Enterprise AI Hits Production Wall as Governance Concerns Override Deployment Speed
80% of enterprises plan GenAI production deployments by year-end, but implementation frameworks reveal strategic shift from experimentation to operational control.
The Production Pivot
Enterprise AI adoption has entered a new phase defined not by technological capability, but by operational readiness. Industry analysts now project that 80% of enterprises will move generative AI systems into production environments by the end of 2026, yet this milestone comes with a caveat: the path forward prioritizes governance architecture over deployment velocity.
This represents a fundamental recalibration from the experimentation-first approach that dominated 2024 and early 2025. Where enterprises previously raced to pilot AI capabilities, current implementation frameworks emphasize risk mitigation, data lineage, and audit controls before production rollout. The shift reflects hard lessons learned from early adopters who discovered that AI's technical feasibility doesn't guarantee operational sustainability.
Why Governance Became the Bottleneck
The strategic focus on governance stems from three converging pressures. First, regulatory frameworks for AI systems are crystallizing across major markets, creating compliance requirements that didn't exist during initial pilot phases. Enterprises that moved quickly now face retrofitting governance controls into deployed systems—an expensive and risky proposition.
Second, the emergence of AI agents capable of autonomous decision-making has elevated the stakes. Unlike earlier generative AI tools that required human oversight for each output, agent-based systems can execute sequences of actions independently. This autonomy demands governance frameworks that can enforce guardrails at the system architecture level, not just through post-hoc review.
Third, data quality and lineage concerns have proven more complex than anticipated. Enterprises implementing AI at scale report that data preparation and validation consume 60-80% of implementation timelines. The expectation that existing enterprise data would simply feed AI systems has collided with reality: legacy data structures, inconsistent metadata, and unclear provenance create operational risks that governance frameworks must address before production deployment.
The Agent Architecture Question
The industry discussion has shifted decisively toward AI agents—systems that can plan, execute, and adapt workflows with minimal human intervention. Gartner's analysis suggests this represents the dominant enterprise AI pattern emerging in 2026, displacing earlier focus on standalone generative AI tools.
This architectural evolution carries significant implications for enterprise buyers. Agent-based systems require different infrastructure than conversational AI interfaces. They need robust API frameworks, event-driven architectures, and integration layers that can orchestrate across multiple enterprise systems. Vendors that positioned themselves primarily around chat interfaces or content generation now face pressure to demonstrate agent orchestration capabilities.
The competitive landscape reflects this shift. Platforms emphasizing workflow automation, system integration, and decision orchestration have gained ground against vendors focused narrowly on large language model access. Enterprise buyers evaluating AI platforms now prioritize architectural flexibility and governance controls over model performance benchmarks in isolation.

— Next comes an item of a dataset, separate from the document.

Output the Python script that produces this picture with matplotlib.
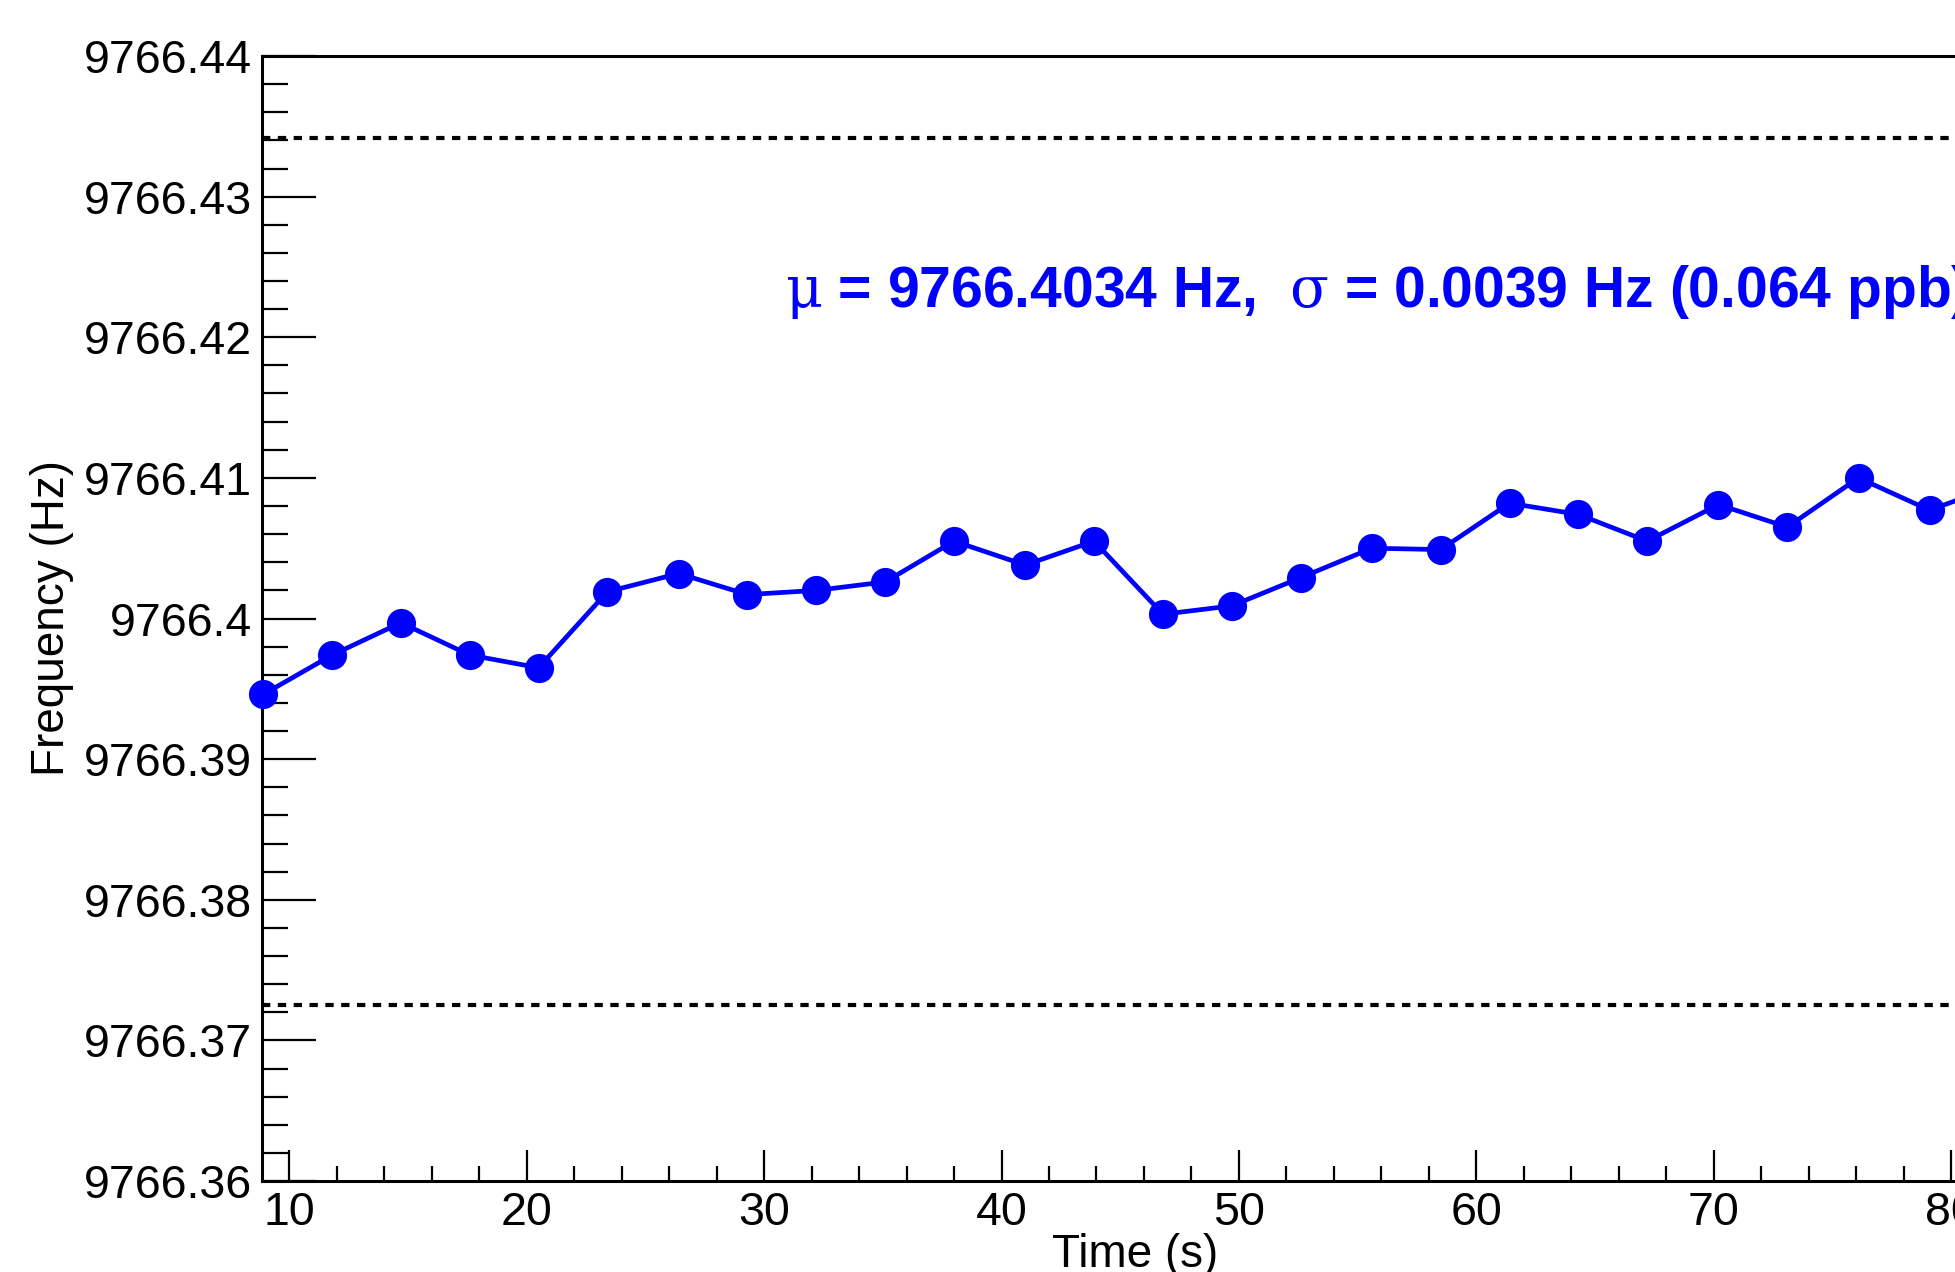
import matplotlib
matplotlib.use('Agg')
import matplotlib.pyplot as plt
from matplotlib.ticker import FixedLocator, FixedFormatter, MultipleLocator

plt.rcParams['font.family'] = ['Liberation Sans', 'DejaVu Sans']
# greek letters in the stats line are drawn upright and not bold, as in ROOT
plt.rcParams['mathtext.fontset'] = 'custom'
plt.rcParams['mathtext.rm'] = 'DejaVu Serif'
plt.rcParams['mathtext.it'] = 'DejaVu Serif'

# measured frequency per time slice
time_s = [8.9, 11.8, 14.7, 17.6, 20.5, 23.4, 26.4, 29.3, 32.2, 35.1, 38.0, 41.0, 43.9,
          46.8, 49.7, 52.6, 55.6, 58.5, 61.4, 64.3, 67.2, 70.2, 73.1, 76.1, 79.1, 82.0]
freq_hz = [9766.3946, 9766.3974, 9766.3997, 9766.3974, 9766.3965, 9766.4019, 9766.4032,
           9766.4017, 9766.4020, 9766.4026, 9766.4055, 9766.4038, 9766.4055, 9766.4003,
           9766.4009, 9766.4029, 9766.4050, 9766.4049, 9766.4082, 9766.4074, 9766.4055,
           9766.4081, 9766.4065, 9766.4100, 9766.4077, 9766.4095]

# dashed limits
band_hi = 9766.4342
band_lo = 9766.3725

stats_label = r"$\mu$ = 9766.4034 Hz,  $\sigma$ = 0.0039 Hz (0.064 ppb)"

y_ticks = [9766.36, 9766.37, 9766.38, 9766.39, 9766.40, 9766.41, 9766.42, 9766.43, 9766.44]
y_tick_labels = ['9766.36', '9766.37', '9766.38', '9766.39', '9766.4',
                 '9766.41', '9766.42', '9766.43', '9766.44']
x_ticks = [10, 20, 30, 40, 50, 60, 70, 80, 90]
x_tick_labels = ['10', '20', '30', '40', '50', '60', '70', '80', '90']

W, H = 1955, 1272
fig = plt.figure(figsize=(W / 100, H / 100), dpi=100)

# frame in pixels (right side runs past the picture edge)
left_px, top_px, bottom_px = 262, 56, 1181
x0, x1 = 8.85, 100.0
px_per_s = 23.74
right_px = left_px + (x1 - x0) * px_per_s
ax = fig.add_axes([left_px / W, 1 - bottom_px / H, (right_px - left_px) / W, (bottom_px - top_px) / H])

ax.set_xlim(x0, x1)
ax.set_ylim(9766.36, 9766.44)

ax.axhline(band_hi, color='black', lw=3.0, dashes=(2, 1.8))
ax.axhline(band_lo, color='black', lw=3.0, dashes=(2, 1.8))

ax.plot(time_s, freq_hz, color='#0000ff', lw=3.4, marker='o', ms=21,
        markeredgewidth=0, clip_on=False, zorder=5)

ax.text(30.9, 9766.4232, stats_label, color='#0000ff', fontsize=41,
        fontweight='bold', ha='left', va='center')

ax.yaxis.set_major_locator(FixedLocator(y_ticks))
ax.yaxis.set_major_formatter(FixedFormatter(y_tick_labels))
ax.yaxis.set_minor_locator(MultipleLocator(0.002))
ax.xaxis.set_major_locator(FixedLocator(x_ticks))
ax.xaxis.set_major_formatter(FixedFormatter(x_tick_labels))
ax.xaxis.set_minor_locator(MultipleLocator(2))

ax.tick_params(axis='both', which='both', direction='in', width=1.6, labelsize=33.5,
               top=False, right=False)
ax.tick_params(axis='y', which='major', length=39, pad=7)
ax.tick_params(axis='y', which='minor', length=19)
ax.tick_params(axis='x', which='major', length=22, pad=7)
ax.tick_params(axis='x', which='minor', length=11)

for sp in ax.spines.values():
    sp.set_linewidth(2.2)

fig.text(52 / W, 1 - 618 / H, 'Frequency (Hz)', rotation=90, fontsize=33,
         ha='center', va='center')
fig.text(1135 / W, 1 - 1233 / H, 'Time (s)', fontsize=33, ha='center', va='top')

plt.savefig('out.png', dpi=100)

Implementation Reality Check
Current enterprise implementation guides reveal a timeline mismatch between vendor promises and operational reality. Complete enterprise AI deployments—from strategy through production operation—now span 12-18 months for mid-size enterprises, with larger organizations reporting 24-month cycles.

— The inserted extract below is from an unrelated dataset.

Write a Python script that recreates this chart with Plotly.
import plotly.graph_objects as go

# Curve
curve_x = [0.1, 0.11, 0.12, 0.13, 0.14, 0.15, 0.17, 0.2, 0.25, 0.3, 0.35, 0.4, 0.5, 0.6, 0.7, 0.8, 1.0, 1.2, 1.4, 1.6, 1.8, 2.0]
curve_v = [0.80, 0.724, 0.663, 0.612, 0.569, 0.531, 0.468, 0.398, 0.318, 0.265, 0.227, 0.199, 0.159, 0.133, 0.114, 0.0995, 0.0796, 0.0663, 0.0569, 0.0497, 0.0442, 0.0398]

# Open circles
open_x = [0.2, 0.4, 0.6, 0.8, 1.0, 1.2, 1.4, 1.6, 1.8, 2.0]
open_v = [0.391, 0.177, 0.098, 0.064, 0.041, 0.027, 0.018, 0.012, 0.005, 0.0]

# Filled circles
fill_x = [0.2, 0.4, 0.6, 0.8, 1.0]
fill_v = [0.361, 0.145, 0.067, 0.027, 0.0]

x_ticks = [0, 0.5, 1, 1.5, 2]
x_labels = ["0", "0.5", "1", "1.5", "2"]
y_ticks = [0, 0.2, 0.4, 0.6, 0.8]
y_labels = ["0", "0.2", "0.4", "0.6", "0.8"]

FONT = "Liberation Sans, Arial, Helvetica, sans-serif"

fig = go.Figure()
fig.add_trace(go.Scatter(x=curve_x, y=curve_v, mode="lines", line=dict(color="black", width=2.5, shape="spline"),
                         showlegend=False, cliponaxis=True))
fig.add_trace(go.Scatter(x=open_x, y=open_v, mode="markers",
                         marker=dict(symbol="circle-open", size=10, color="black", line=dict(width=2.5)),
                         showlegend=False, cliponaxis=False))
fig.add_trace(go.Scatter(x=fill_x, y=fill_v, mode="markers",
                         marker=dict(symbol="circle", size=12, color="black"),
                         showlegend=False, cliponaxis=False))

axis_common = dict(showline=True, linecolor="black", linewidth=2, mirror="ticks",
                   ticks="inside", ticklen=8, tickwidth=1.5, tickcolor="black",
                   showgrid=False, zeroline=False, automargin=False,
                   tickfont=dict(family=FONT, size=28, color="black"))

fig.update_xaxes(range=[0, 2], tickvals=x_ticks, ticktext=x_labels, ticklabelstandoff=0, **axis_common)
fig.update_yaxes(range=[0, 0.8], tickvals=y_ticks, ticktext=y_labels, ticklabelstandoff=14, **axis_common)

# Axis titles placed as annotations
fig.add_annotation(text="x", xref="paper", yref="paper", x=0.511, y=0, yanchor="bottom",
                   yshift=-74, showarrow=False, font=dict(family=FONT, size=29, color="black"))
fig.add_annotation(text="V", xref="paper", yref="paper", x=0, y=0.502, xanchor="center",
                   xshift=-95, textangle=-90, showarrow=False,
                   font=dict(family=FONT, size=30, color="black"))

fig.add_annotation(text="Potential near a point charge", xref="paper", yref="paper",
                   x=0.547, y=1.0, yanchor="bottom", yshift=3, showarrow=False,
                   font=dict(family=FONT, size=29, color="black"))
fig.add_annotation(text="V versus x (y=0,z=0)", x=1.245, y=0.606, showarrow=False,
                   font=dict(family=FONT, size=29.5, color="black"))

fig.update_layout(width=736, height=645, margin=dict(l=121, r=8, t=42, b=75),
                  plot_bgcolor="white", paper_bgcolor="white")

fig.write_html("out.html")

These timelines break down into distinct phases that enterprises cannot compress without introducing risk. Data infrastructure preparation consumes 4-6 months. Governance framework development requires 3-4 months. Pilot implementations and validation take another 4-6 months. Production rollout and optimization extend 6-12 months beyond initial deployment.
This schedule conflicts with the rapid deployment messaging that characterized earlier AI adoption waves. Enterprises that attempted accelerated timelines report higher failure rates, with common issues including data quality problems, insufficient change management, and governance gaps that force production rollbacks.
What to Watch
The enterprise AI market is entering a consolidation phase where implementation capability matters more than model innovation. Buyers should watch for vendors demonstrating complete governance frameworks, not just AI capabilities. Look for evidence of production deployments at scale, with specific attention to data lineage tools, audit mechanisms, and risk management controls.

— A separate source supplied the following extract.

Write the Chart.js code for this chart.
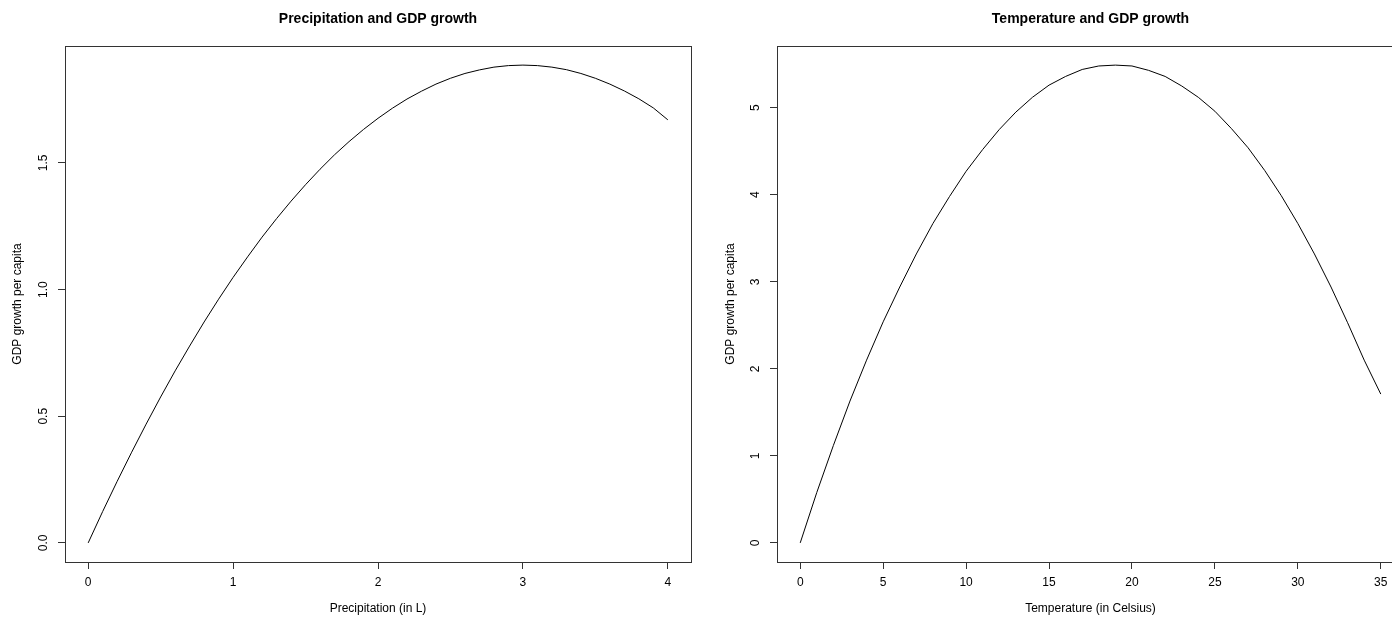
<!DOCTYPE html>
<html><head><meta charset="utf-8">
<script src="https://cdn.jsdelivr.net/npm/chart.js@4/dist/chart.umd.min.js"></script>
<style>
html,body{margin:0;padding:0;background:#fff;width:1392px;height:617px;overflow:hidden;position:relative}
#c1{position:absolute;left:0;top:0;}
#c2{position:absolute;left:696px;top:0;}
</style></head><body>
<canvas id="c1" width="696" height="617"></canvas>
<canvas id="c2" width="720" height="617"></canvas>
<script>
// ---- data ----
const precipitation = [0.0,0.1,0.2,0.3,0.4,0.5,0.6,0.7,0.8,0.9,1.0,1.1,1.2,1.3,1.4,1.5,1.6,1.7,1.8,1.9,2.0,
  2.1,2.2,2.3,2.4,2.5,2.6,2.7,2.8,2.9,3.0,3.1,3.2,3.3,3.4,3.5,3.6,3.7,3.8,3.9,4.0];
const gdpByPrecip = [0.000,0.124,0.243,0.358,0.469,0.576,0.679,0.777,0.872,0.962,1.048,1.129,1.207,1.280,1.349,1.414,
  1.475,1.532,1.584,1.632,1.676,1.716,1.752,1.783,1.811,1.834,1.853,1.867,1.878,1.884,1.886,1.884,1.878,1.868,1.853,
  1.834,1.811,1.784,1.753,1.717,1.670];
const temperature = [0,1,2,3,4,5,6,7,8,9,10,11,12,13,14,15,16,17,18,19,20,21,22,23,24,25,26,27,28,29,30,31,32,33,34,35];
const gdpByTemp = [0.00,0.58,1.12,1.63,2.10,2.54,2.94,3.32,3.67,3.98,4.27,4.52,4.75,4.95,5.12,5.26,5.36,5.44,5.48,5.49,
  5.48,5.43,5.36,5.25,5.12,4.96,4.76,4.54,4.28,3.99,3.67,3.32,2.94,2.53,2.10,1.71];
const precipXTicks = [0,1,2,3,4];
const precipYTicks = [0,0.5,1.0,1.5];
const tempXTicks = [0,5,10,15,20,25,30,35];
const tempYTicks = [0,1,2,3,4,5];

const FONT = '"Liberation Sans", Arial, sans-serif';

const framePlugin = {
  id: 'frame',
  afterDraw(chart, args, opts) {
    const {ctx, chartArea: a} = chart;
    ctx.save();
    ctx.strokeStyle = '#333';
    ctx.lineWidth = 1;
    ctx.strokeRect(Math.round(a.left) + 0.5, Math.round(a.top) + 0.5,
      Math.round(a.right) - Math.round(a.left), Math.round(a.bottom) - Math.round(a.top));
    ctx.fillStyle = '#000';
    ctx.font = 'bold 14px ' + FONT;
    ctx.textAlign = 'center';
    ctx.textBaseline = 'middle';
    ctx.fillText(opts.title, (a.left + a.right) / 2, opts.titleY);
    const ys = chart.scales.y;
    ctx.font = '12px ' + FONT;
    ys.ticks.forEach(t => {
      const py = ys.getPixelForValue(t.value);
      ctx.save();
      ctx.translate(a.left - opts.yLabelOffset, py);
      ctx.rotate(-Math.PI / 2);
      ctx.fillText(opts.yFmt(t.value), 0, 0);
      ctx.restore();
    });
    ctx.restore();
  }
};

function makeChart(id, xs, ys, cfg) {
  const pts = xs.map((x, i) => ({x: x, y: ys[i]}));
  return new Chart(document.getElementById(id), {
    type: 'line',
    data: { datasets: [{ data: pts, borderColor: '#000', borderWidth: 1, pointRadius: 0, tension: 0, fill: false }] },
    plugins: [framePlugin],
    options: {
      responsive: false,
      animation: false,
      layout: { padding: cfg.padding },
      plugins: {
        legend: { display: false },
        tooltip: { enabled: false },
        title: { display: false },
        frame: { title: cfg.title, titleY: 19, yLabelOffset: 21, yFmt: cfg.yFmt }
      },
      scales: {
        x: {
          type: 'linear', min: cfg.xMin, max: cfg.xMax,
          afterBuildTicks: s => { s.ticks = cfg.xTicks.map(v => ({value: v})); },
          afterFit: s => { s.height = 55; s.paddingLeft = 0; s.paddingRight = 0; },
          border: { display: false },
          grid: { drawOnChartArea: false, drawTicks: true, tickLength: 7, tickColor: '#333', lineWidth: 1 },
          ticks: { color: '#000', font: { size: 12, family: FONT }, padding: 6, maxRotation: 0, autoSkip: false,
                   callback: v => String(v) },
          title: { display: true, text: cfg.xTitle, color: '#000', font: { size: 12, family: FONT }, padding: { top: 0, bottom: 1 } }
        },
        y: {
          type: 'linear', min: cfg.yMin, max: cfg.yMax,
          afterBuildTicks: s => { s.ticks = cfg.yTicks.map(v => ({value: v})); },
          afterFit: s => { s.width = cfg.yWidth; s.paddingTop = 0; s.paddingBottom = 0; },
          border: { display: false },
          grid: { drawOnChartArea: false, drawTicks: true, tickLength: 7, tickColor: '#333', lineWidth: 1 },
          ticks: { display: false },
          title: { display: true, text: 'GDP growth per capita', color: '#000', font: { size: 12, family: FONT }, padding: { top: cfg.yTitlePad, bottom: 0 } }
        }
      }
    }
  });
}

makeChart('c1', precipitation, gdpByPrecip, {
  title: 'Precipitation and GDP growth', xTitle: 'Precipitation (in L)',
  xMin: -0.16, xMax: 4.16, yMin: -0.0754, yMax: 1.9614,
  xTicks: precipXTicks, yTicks: precipYTicks, yFmt: v => v.toFixed(1),
  yWidth: 65, yTitlePad: 10, padding: { left: 0, right: 5, top: 46, bottom: 0 }
});
makeChart('c2', temperature, gdpByTemp, {
  title: 'Temperature and GDP growth', xTitle: 'Temperature (in Celsius)',
  xMin: -1.4, xMax: 36.4, yMin: -0.2196, yMax: 5.7096,
  xTicks: tempXTicks, yTicks: tempYTicks, yFmt: v => String(v),
  yWidth: 81, yTitlePad: 27, padding: { left: 0, right: 12, top: 46, bottom: 0 }
});
</script>
</body></html>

The agent architecture trend will likely accelerate vendor partnerships and consolidation. Standalone AI vendors lack the enterprise system integration required for agent orchestration, creating pressure for partnerships with established enterprise software providers or acquisition activity.
Finally, the timeline reality suggests enterprise AI budgets will shift from experimentation allocations to operational infrastructure. Organizations planning 2026-2027 AI investments should budget for data infrastructure modernization and governance tooling, not just AI platform licenses. The competitive advantage will accrue to enterprises that build sustainable AI operations, not those that deploy fastest.